What Mainstream Coverage Is Getting Wrong
Most outlets framed this as a China story. China bad, selling Treasuries, 18-year low — cue alarm bells. The focus on China is accurate but incomplete.
China has been gradually reducing direct Treasury exposure since its 2013 peak, according to CNBC — and it's been routing holdings through custodial countries, so the real number is likely higher than the official figure anyway. None of that is new.
The breadth is different. France. Canada. Belgium. These aren't adversaries executing a geopolitical play against the dollar. These are allies responding to a global energy shock. When allies are quietly reducing exposure to U.S. debt, the conversation shifts.
Fortune noted that the top foreign holders may bring capital home — not just sell Treasuries, but repatriate the proceeds. This development has received minimal attention.
China's Long Game
The China number deserves separate attention. $652.3 billion is the lowest since September 2008. Peak China holdings were around $1.3 trillion in 2013. Beijing has quietly cut its direct exposure by more than half over 13 years.
China has been de-dollarizing its reserve portfolio for over a decade, and the Gulf War gave it cover to accelerate.
What Comes Next
Neumann told CNBC the April data — due next month — will be the real tell.

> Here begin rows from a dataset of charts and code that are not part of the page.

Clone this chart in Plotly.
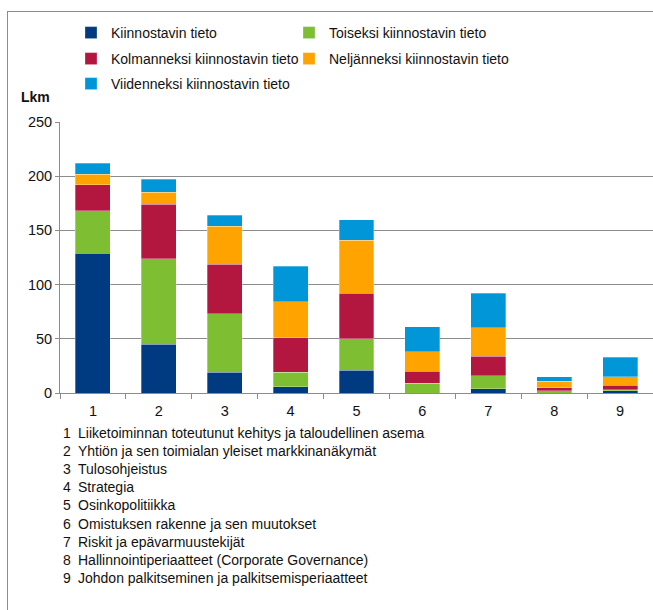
import plotly.graph_objects as go

categories = ["1", "2", "3", "4", "5", "6", "7", "8", "9"]
series_names = [
    "Kiinnostavin tieto",
    "Toiseksi kiinnostavin tieto",
    "Kolmanneksi kiinnostavin tieto",
    "Neljänneksi kiinnostavin tieto",
    "Viidenneksi kiinnostavin tieto",
]
kiinnostavin = [129, 45, 19, 6, 21, 0, 4, 0, 2]
toiseksi = [39, 79, 54, 13, 29, 9, 12, 2, 1]
kolmanneksi = [24, 50, 46, 32, 42, 11, 18, 3, 4]
neljanneksi = [10, 11, 35, 33, 49, 18, 26, 6, 8]
viidenneksi = [10, 12, 10, 33, 19, 23, 32, 4, 18]
category_labels = [
    "Liiketoiminnan toteutunut kehitys ja taloudellinen asema",
    "Yhtiön ja sen toimialan yleiset markkinanäkymät",
    "Tulosohjeistus",
    "Strategia",
    "Osinkopolitiikka",
    "Omistuksen rakenne ja sen muutokset",
    "Riskit ja epävarmuustekijät",
    "Hallinnointiperiaatteet (Corporate Governance)",
    "Johdon palkitseminen ja palkitsemisperiaatteet",
]
y_title = "Lkm"

colors = ["#003A80", "#7DBE33", "#B3163F", "#FFA300", "#0096D8"]
values = [kiinnostavin, toiseksi, kolmanneksi, neljanneksi, viidenneksi]
legend_ids = ["legend", "legend2", "legend3", "legend4", "legend5"]

W, H = 653, 610
L, R, T, B = 60, 0, 122, 217
PW, PH = W - L - R, H - T - B


def px(x):
    return (x - L) / PW


def py(y):
    return (H - B - y) / PH


FONT = "Liberation Sans, Arial, sans-serif"
TXT = "#111111"

fig = go.Figure()
for name, vals, col, lg in zip(series_names, values, colors, legend_ids):
    fig.add_trace(go.Bar(
        x=categories, y=vals, name=name, legend=lg, showlegend=True,
        marker=dict(color=col, line=dict(color="rgba(255,255,255,0.5)", width=0.6)),
    ))

annotations = [
    dict(text="<b>" + y_title + "</b>", xref="paper", yref="paper",
         x=px(19), y=py(97), xanchor="left", yanchor="middle",
         showarrow=False, font=dict(size=14, color=TXT, family=FONT)),
]
for i, (num, lab) in enumerate(zip(categories, category_labels)):
    yy = py(433 + 18.1 * i)
    annotations.append(dict(text=num, xref="paper", yref="paper", x=px(61), y=yy,
                            xanchor="left", yanchor="middle", showarrow=False,
                            font=dict(size=14, color=TXT, family=FONT)))
    annotations.append(dict(text=lab, xref="paper", yref="paper", x=px(76), y=yy,
                            xanchor="left", yanchor="middle", showarrow=False,
                            font=dict(size=14, color=TXT, family=FONT)))

leg_common = dict(orientation="h", xanchor="left", yanchor="middle",
                  font=dict(size=14, color=TXT, family=FONT),
                  bgcolor="rgba(0,0,0,0)", visible=True)

# legend slot positions in pixels, two columns x three rows
leg_pos = [(71, 33), (289, 33), (71, 59), (289, 59), (71, 84)]
legends = {}
for lid, (lx, ly) in zip(legend_ids, leg_pos):
    legends[lid] = dict(x=px(lx), y=py(ly), **leg_common)

fig.update_layout(
    width=W, height=H,
    showlegend=True,
    margin=dict(l=L, r=R, t=T, b=B, autoexpand=False),
    paper_bgcolor="white", plot_bgcolor="white",
    barmode="stack", bargap=0.47,
    font=dict(family=FONT, size=14, color=TXT),
    xaxis=dict(type="category", showline=True, linecolor="#8c8c8c", linewidth=1,
               ticks="outside", tickson="boundaries", ticklen=5, tickcolor="#8c8c8c",
               ticklabelstandoff=5,
               showgrid=False, tickfont=dict(size=14.5, color=TXT)),
    yaxis=dict(range=[0, 250], dtick=50, showline=True, linecolor="#8c8c8c", linewidth=1,
               ticks="outside", ticklen=4, tickcolor="#8c8c8c",
               showgrid=True, gridcolor="#8c8c8c", gridwidth=1, zeroline=False,
               tickfont=dict(size=14.5, color=TXT)),
    annotations=annotations,
    shapes=[
        dict(type="line", xref="paper", yref="paper", x0=px(7), x1=px(653),
             y0=py(11.5), y1=py(11.5), line=dict(color="#8c8c8c", width=1)),
        dict(type="line", xref="paper", yref="paper", x0=px(7.5), x1=px(7.5),
             y0=py(11.5), y1=py(610), line=dict(color="#8c8c8c", width=1)),
    ],
    **legends,
)

fig.write_html("out.html")
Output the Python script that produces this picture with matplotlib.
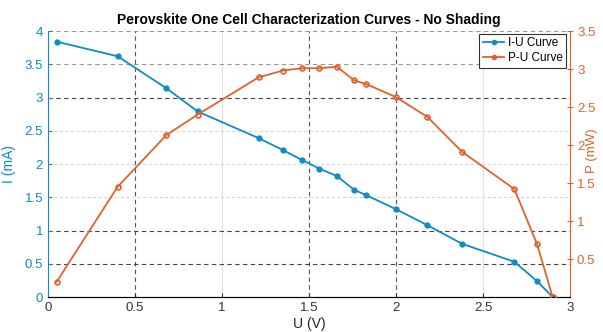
import matplotlib.pyplot as plt
from matplotlib.lines import Line2D

plt.rcParams['font.family'] = ['Liberation Sans', 'DejaVu Sans']

voltage = [0.05, 0.40, 0.68, 0.86, 1.21, 1.35, 1.46, 1.56, 1.66, 1.76, 1.83,
           2.00, 2.18, 2.38, 2.68, 2.81, 2.90]
current = [3.84, 3.62, 3.14, 2.79, 2.39, 2.21, 2.06, 1.93, 1.82, 1.61, 1.53,
           1.32, 1.08, 0.80, 0.53, 0.24, 0.00]
power = [0.20, 1.45, 2.13, 2.40, 2.89, 2.98, 3.01, 3.01, 3.03, 2.85, 2.80,
         2.63, 2.37, 1.91, 1.42, 0.70, 0.00]

x_ticks = [0, 0.5, 1, 1.5, 2, 2.5, 3]
i_ticks = [0, 0.5, 1, 1.5, 2, 2.5, 3, 3.5, 4]
p_ticks = [0.5, 1, 1.5, 2, 2.5, 3, 3.5]

blue = '#0d8cc6'
orange = '#e2622c'

fig = plt.figure(figsize=(6.03, 3.32), dpi=100)
ax = fig.add_axes([0.0796, 0.1054, 0.8657, 0.8012])
ax2 = ax.twinx()

# grid lines, some darker some lighter like the original
for xv in [1, 2.5]:
    ax.axvline(xv, color='#e2e2e2', lw=0.8, zorder=0)
for xv in [0.5, 1.5, 2]:
    ax.axvline(xv, color='#555555', lw=0.8, ls=(0, (4, 3)), zorder=0)
for yv in [1.5, 2, 2.5]:
    ax.axhline(yv, color='#d8d8d8', lw=0.8, ls=(0, (3, 2)), zorder=0)
for yv in [0.5, 1, 3]:
    ax.axhline(yv, color='#444444', lw=0.8, ls=(0, (4, 3)), zorder=0)
for yv in [3.5, 4]:
    ax.axhline(yv, color='#999999', lw=0.8, ls=(0, (4, 3)), zorder=0)

ax.plot(voltage, current, color=blue, lw=1.3, marker='o', ms=3.5,
        mfc=blue, mec=blue, zorder=3)
ax2.plot(voltage, power, color=orange, lw=1.3, marker='o', ms=3.5,
         mfc='none', mec=orange, mew=1.2, zorder=3)

ax.set_xlim(0, 3)
ax.set_ylim(0, 4)
ax2.set_ylim(0, 3.5)
ax.set_xticks(x_ticks)
ax.set_xticklabels([f'{t:g}' for t in x_ticks])
ax.set_yticks(i_ticks)
ax.set_yticklabels([f'{t:g}' for t in i_ticks])
ax2.set_yticks(p_ticks)
ax2.set_yticklabels([f'{t:g}' for t in p_ticks])

ax.tick_params(axis='x', colors='#333333', labelsize=9.5, length=3, direction='in')
ax.tick_params(axis='y', colors=blue, labelsize=9.5, length=3, direction='in')
ax2.tick_params(axis='y', colors=orange, labelsize=9.5, length=4, direction='inout', pad=3)

for a in (ax, ax2):
    a.spines['top'].set_visible(False)
ax.spines['left'].set_color(blue)
ax.spines['bottom'].set_color('#333333')
ax2.spines['right'].set_color(orange)
ax2.spines['left'].set_visible(False)
ax.spines['right'].set_visible(False)

ax.set_xlabel('U (V)', fontsize=10, color='#222222', labelpad=2)
ax.set_ylabel('I (mA)', fontsize=10, color=blue, labelpad=6)
ax2.set_ylabel('P (mW)', fontsize=9.5, color=orange)
ax2.yaxis.set_label_coords(1.03, 0.55)
ax.set_title('Perovskite One Cell Characterization Curves - No Shading',
             fontsize=10, fontweight='bold', pad=5)

handles = [Line2D([], [], color=blue, lw=1.3, marker='o', ms=3),
           Line2D([], [], color=orange, lw=1.3, marker='o', ms=3)]
leg = ax2.legend(handles, ['I-U Curve', 'P-U Curve'], loc='upper right',
                 bbox_to_anchor=(0.995, 0.995), fontsize=8.5, frameon=True,
                 fancybox=False, framealpha=1, edgecolor='#333333',
                 handlelength=1.8, borderpad=0.3, labelspacing=0.25,
                 handletextpad=0.3, borderaxespad=0.1)
leg.get_frame().set_linewidth(0.8)

fig.savefig('out.png', dpi=100)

March captured the beginning of the Gulf War shock. April will show how far central banks are actually willing to go.
If seven of ten major holders cut in March, and the conflict dragged through April, the next data release could be worse.
What This Means for Regular Americans
Higher Treasury yields feed directly into mortgage rates, auto loans, and credit card interest. The federal government's debt servicing costs rise too — meaning less money for everything else, or more borrowing on top of existing borrowing.
The U.S. has run trillion-dollar deficits for years on the assumption that foreign demand for Treasuries would stay strong. That assumption is under stress.
Seven of ten top foreign holders. $240 billion in one month. 15-month yield highs.